There has been a lot discussed about historical and future global temperature increases of a few degrees (e.g. the goal of limiting the rise this century to 1.5 °C or 2 °C). Intuitively, I'm tempted to think about this in terms of my local temperature consistently being a couple degrees warmer, which doesn't seem that significant. After all, the temperature can change by much more than 2 degrees from day to day, or even within a few hours, so having highs of 12 °C today and 17 °C tomorrow doesn't seem like a big deal compared to 10 °C today and 15 °C tomorrow.
How do I understand why this comparison is wrong and how a few degrees of change translates to the dramatic impact that seems to be predicted by climate scientists?
I suspect one factor is that the global temperature increases being talked about are not actually uniform at all; some places might heat up more than others, and the effect might be concentrated in smaller time periods (so a particular place might end up 10 °C hotter in the summer, for example).

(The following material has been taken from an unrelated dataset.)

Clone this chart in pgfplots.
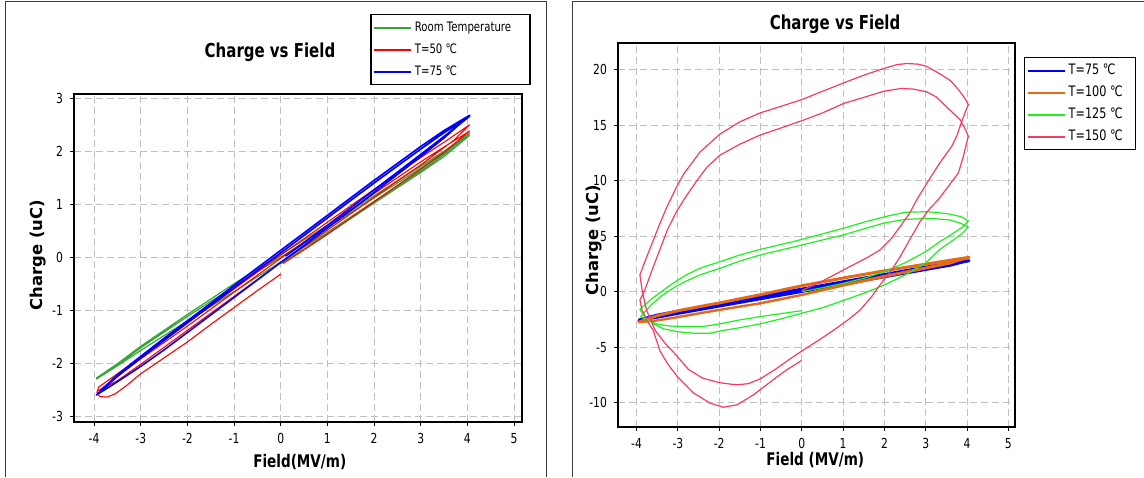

I'm also guessing that there could be areas in a delicate equilibrium for which a small change in the average local temperature would have major effects. For example, ice would tend to stay frozen or accumulate in a location with a -1 °C average, but it would tend to melt if the average increased to 1 °C.
Are these guesses correct? If so, what research or other resources are there to back them up and explain in more detail? What are some other specific repercussions I might not be aware of?